The opening scene offers the sight of an attractive woman to the gaze of the, presumably male, audience. The connection between the dark vicarious thrills of a film audience and that of an actual voyeur was both suggested and further explored by Psycho and Peeping Tom (1960).

Craig suggests that Officer Kline serves as a stand-in for Officer Kelton, a recurring character in Wood films. The main difference between the two characters being that Kelton served as a comic relief, while Kline seems humorless—perhaps because comic relief would seem out of place in a film about violent sexual death.

The inventory of films captured in the police raid is represented by the image of a motion picture editing room, containing numerous film cans. Craig suggests that the scene may depict the actual editing room where Wood edited his films.

The film includes a fight scene Wood shot for his unfinished project Hellborn, a.k.a. Rock and Roll Hell. The scene is edited to include footage of Dino Fantini's character observing the events and some additional dialogue audio to connect the scene to the film's plot. The same fight scene was also used in another of Wood's films, Night of the Ghouls.

In a certain scene, Johnny Ryde reflects on the path of his career. "I look at this slush, and I try to remember, at one time, I made good movies." Craig suggests that voices the self-reflection of Wood. He started out trying to create serious science fiction films and horror films, only to be reduced to making a sexploitation film. There is some irony in the fact that the film is apparently meant to decry pornography, since most of Ed Wood's later works, such as Take It Out in Trade, Necromania and The Young Marrieds, were to some degree pornographic.

The cautionary tale concerning aspiring actresses is similar to Hollywood Rat Race (1964), a book written by Wood. The office of Johnny Ryde is decorated with the movie posters of four previous Wood productions: Jail Bait (1954), Bride of the Monster (1955), The Violent Years (1956), and Plan 9 from Outer Space (1959).
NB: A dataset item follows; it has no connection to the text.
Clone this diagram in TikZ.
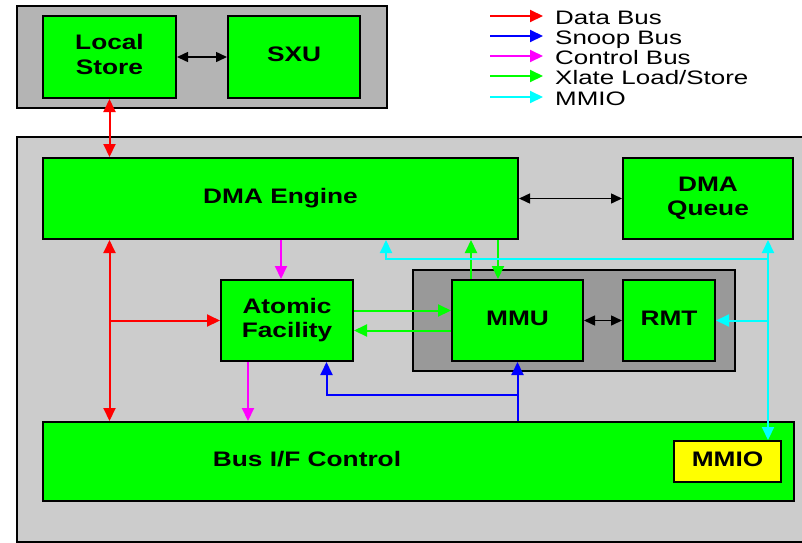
\documentclass[tikz,border=0pt]{standalone}
\usepackage{fontspec}
\setmainfont{Liberation Sans}
\usepackage{graphicx}
\usetikzlibrary{arrows.meta}
\newcommand\wl[1]{\scalebox{1.25}[1]{\begin{tabular}{@{}c@{}}#1\end{tabular}}}
\newcommand\wlg[1]{\scalebox{1.33}[1]{#1}}
\definecolor{grn}{RGB}{0,255,0}
\definecolor{rd}{RGB}{255,0,0}
\definecolor{bl}{RGB}{0,0,255}
\definecolor{mg}{RGB}{255,0,255}
\definecolor{cy}{RGB}{0,255,255}
\definecolor{ltgray}{RGB}{204,204,204}
\definecolor{midgray}{RGB}{180,180,180}
\definecolor{dkgray}{RGB}{153,153,153}
\definecolor{ylw}{RGB}{255,255,0}
\begin{document}
\begin{tikzpicture}[x=1pt,y=-1pt,
  box/.style={draw=black,line width=2pt,inner sep=0pt,anchor=north west},
  blk/.style={box,fill=grn,font=\fontsize{21}{24.5}\selectfont\bfseries},
  bus/.style={line width=2pt,>={Triangle[length=13pt,width=12pt]}},
  blkarrow/.style={line width=1.5pt,black,>={Triangle[length=11pt,width=10pt]}},
  legtxt/.style={anchor=base west,inner sep=0pt,font=\fontsize{19.5}{20}\selectfont}]
\useasboundingbox (0,0) rectangle (802,542);
\clip (0,0) rectangle (802,542);
\fill[white] (0,0) rectangle (802,542);

% containers
\node[box,fill=midgray,minimum width=370pt,minimum height=102pt] (top) at (16,5) {};
\node[box,fill=ltgray,minimum width=800pt,minimum height=405pt] (big) at (16,136) {};
\node[box,fill=dkgray,minimum width=322pt,minimum height=101pt] (mmuc) at (412,269) {};

% blocks
\node[blk,minimum width=133pt,minimum height=82pt] (ls) at (42,15) {\wl{Local\\Store}};
\node[blk,minimum width=132pt,minimum height=82pt] (sxu) at (227,15) {\wl{SXU}};
\node[blk,minimum width=475pt,minimum height=81pt] (dma) at (42,157) {\wl{DMA Engine}};
\node[blk,minimum width=170pt,minimum height=81pt] (dmaq) at (622,157) {\wl{DMA\\Queue}};
\node[blk,minimum width=132pt,minimum height=81pt] (atomic) at (220,279) {\wl{Atomic\\Facility}};
\node[blk,minimum width=131pt,minimum height=81pt] (mmu) at (451,279) {\wl{MMU}};
\node[blk,minimum width=92pt,minimum height=81pt] (rmt) at (622,279) {\wl{RMT}};
\node[blk,minimum width=751pt,minimum height=79pt] (bif) at (42,421) {};
\node[anchor=center,inner sep=0pt,font=\fontsize{21}{24.5}\selectfont\bfseries] (biflbl) at (307,462) {\wl{Bus I/F Control}};
\node[box,fill=ylw,minimum width=107pt,minimum height=41pt,font=\fontsize{21}{24.5}\selectfont\bfseries] (mmio) at (673,440) {\wl{MMIO}};

% black connectors
\draw[blkarrow,<->] (ls.east) -- (sxu.west);
\draw[blkarrow,<->] (dma.east) -- (dmaq.west);
\draw[blkarrow,<->] (mmu.east) -- (rmt.west);

% red data bus
\draw[bus,rd,<->] (ls.south) -- (ls.south |- dma.north);
\draw[bus,rd,<->] (ls.south |- dma.south) -- (ls.south |- bif.north);
\draw[bus,rd,->] (ls.south |- atomic.west) -- (atomic.west);

% magenta control bus
\draw[bus,mg,->] ([xshift=-6pt]atomic.north |- dma.south) -- ([xshift=-6pt]atomic.north);
\draw[bus,mg,->] ([xshift=-39pt]atomic.south) -- ([xshift=-39pt]atomic.south |- bif.north);

% green xlate load/store
\draw[bus,grn,->] ([yshift=10pt]atomic.east) -- ([yshift=10pt]atomic.east -| mmu.west);
\draw[bus,grn,->] ([yshift=-10pt]atomic.east -| mmu.west) -- ([yshift=-10pt]atomic.east);
\draw[bus,grn,->] ([xshift=-46.5pt]mmu.north) -- ([xshift=-46.5pt]mmu.north |- dma.south);
\draw[bus,grn,->] ([xshift=-19.5pt]mmu.north |- dma.south) -- ([xshift=-19.5pt]mmu.north);

% blue snoop bus
\coordinate (bj) at (516.5,395);
\draw[bus,bl,->] (mmu.south |- bif.north) -- (mmu.south);
\draw[bus,bl,->] (bj) -- ([xshift=39.5pt]atomic.south |- bj) -- ([xshift=39.5pt]atomic.south);

% cyan MMIO
\coordinate (cj) at (767,259);
\draw[bus,cy,<->] ([xshift=60pt]dmaq.south) -- ([xshift=60pt]dmaq.south |- mmio.north);
\draw[bus,cy,->] (cj) -- ([xshift=105.5pt]dma.south |- cj) -- ([xshift=105.5pt]dma.south);
\draw[bus,cy,->] (cj |- rmt.east) -- (rmt.east);

% legend
\node[legtxt] (l1) at (555,24) {\wlg{Data Bus}};
\node[legtxt] (l2) at (555,44) {\wlg{Snoop Bus}};
\node[legtxt] (l3) at (555,64) {\wlg{Control Bus}};
\node[legtxt] (l4) at (555,84) {\wlg{Xlate Load/Store}};
\node[legtxt] (l5) at (555,105) {\wlg{MMIO}};
\coordinate (a1) at (490,16);
\coordinate (a2) at (490,36);
\coordinate (a3) at (490,56);
\coordinate (a4) at (490,76);
\coordinate (a5) at (490,97);
\draw[bus,rd,->] (a1) -- ([xshift=-12pt]l1.base west |- a1);
\draw[bus,bl,->] (a2) -- ([xshift=-12pt]l2.base west |- a2);
\draw[bus,mg,->] (a3) -- ([xshift=-12pt]l3.base west |- a3);
\draw[bus,grn,->] (a4) -- ([xshift=-12pt]l4.base west |- a4);
\draw[bus,cy,->] (a5) -- ([xshift=-12pt]l5.base west |- a5);
\end{tikzpicture}
\end{document}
Craig finds that the film functions well as an "engaging and coherent" melodrama, as a work of social criticism, and as a treatise against the exploitation of women. All this was accomplished with a Skid Row budget of 20,000 dollars. Wood's director's salary was $2,600.00, and the combined salaries of all the cast members was $3,020.00. Dino Fantini recalled that the film premiered in Palmdale, California where Wood had some of the actors appear in person and sign autographs for the fans who attended. He added that it played for 13 consecutive weeks at a particular theatre on 42nd Street in New York City.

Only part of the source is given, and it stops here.